------ RAW DATA

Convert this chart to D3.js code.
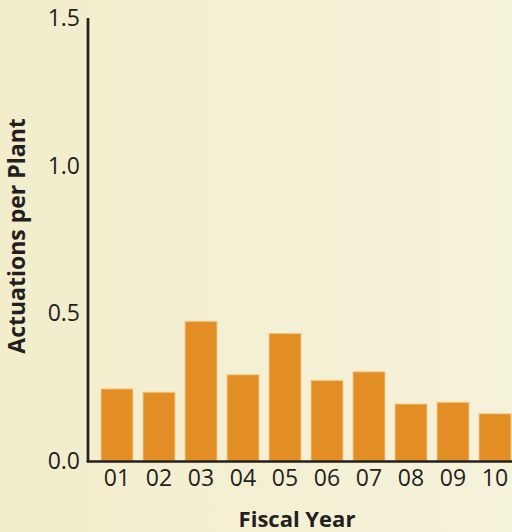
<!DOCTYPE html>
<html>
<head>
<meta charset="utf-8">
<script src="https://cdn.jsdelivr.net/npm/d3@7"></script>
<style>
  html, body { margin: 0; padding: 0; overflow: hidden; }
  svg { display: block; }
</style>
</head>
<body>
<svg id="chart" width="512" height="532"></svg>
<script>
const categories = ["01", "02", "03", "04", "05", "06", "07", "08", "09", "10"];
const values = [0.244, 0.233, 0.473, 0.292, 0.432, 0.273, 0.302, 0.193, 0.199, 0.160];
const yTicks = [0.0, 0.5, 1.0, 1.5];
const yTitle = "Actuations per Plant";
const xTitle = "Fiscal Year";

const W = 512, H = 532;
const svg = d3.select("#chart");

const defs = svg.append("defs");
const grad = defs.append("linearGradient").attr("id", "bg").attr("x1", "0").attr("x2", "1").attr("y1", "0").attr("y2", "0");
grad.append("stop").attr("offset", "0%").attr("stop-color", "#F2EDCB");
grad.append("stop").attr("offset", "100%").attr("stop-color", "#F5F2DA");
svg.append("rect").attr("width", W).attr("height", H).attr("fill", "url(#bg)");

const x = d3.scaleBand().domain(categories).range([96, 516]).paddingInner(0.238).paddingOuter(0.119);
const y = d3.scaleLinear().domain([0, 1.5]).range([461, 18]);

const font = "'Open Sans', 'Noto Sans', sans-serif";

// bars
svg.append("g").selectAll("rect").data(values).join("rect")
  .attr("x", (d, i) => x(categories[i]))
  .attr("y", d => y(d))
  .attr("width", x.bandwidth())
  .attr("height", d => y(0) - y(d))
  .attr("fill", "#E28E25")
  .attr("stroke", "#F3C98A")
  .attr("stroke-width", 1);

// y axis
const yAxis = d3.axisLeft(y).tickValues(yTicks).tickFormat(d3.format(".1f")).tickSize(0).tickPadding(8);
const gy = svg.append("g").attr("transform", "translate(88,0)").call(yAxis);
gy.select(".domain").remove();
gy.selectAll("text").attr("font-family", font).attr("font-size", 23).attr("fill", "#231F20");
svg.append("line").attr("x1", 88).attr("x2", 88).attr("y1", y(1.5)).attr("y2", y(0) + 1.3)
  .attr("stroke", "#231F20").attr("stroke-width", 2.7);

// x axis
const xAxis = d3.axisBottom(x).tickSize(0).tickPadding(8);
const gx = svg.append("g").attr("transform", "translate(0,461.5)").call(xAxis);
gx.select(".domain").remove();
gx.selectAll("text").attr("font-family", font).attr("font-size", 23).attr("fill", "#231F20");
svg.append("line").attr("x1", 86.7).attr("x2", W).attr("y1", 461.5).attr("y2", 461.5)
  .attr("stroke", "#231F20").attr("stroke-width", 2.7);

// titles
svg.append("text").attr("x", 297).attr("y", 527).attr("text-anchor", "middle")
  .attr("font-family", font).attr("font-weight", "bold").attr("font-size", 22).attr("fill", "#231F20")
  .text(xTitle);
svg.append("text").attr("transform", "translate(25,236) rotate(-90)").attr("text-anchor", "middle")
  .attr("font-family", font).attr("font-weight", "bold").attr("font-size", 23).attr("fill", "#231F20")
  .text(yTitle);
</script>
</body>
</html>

------------

EXERCISE:
Go through the material and copy out every line with "chart" in it.

ANSWER FOR THIS EXERCISE:
Convert this chart to D3.js code.
<svg id="chart" width="512" height="532"></svg>
const svg = d3.select("#chart");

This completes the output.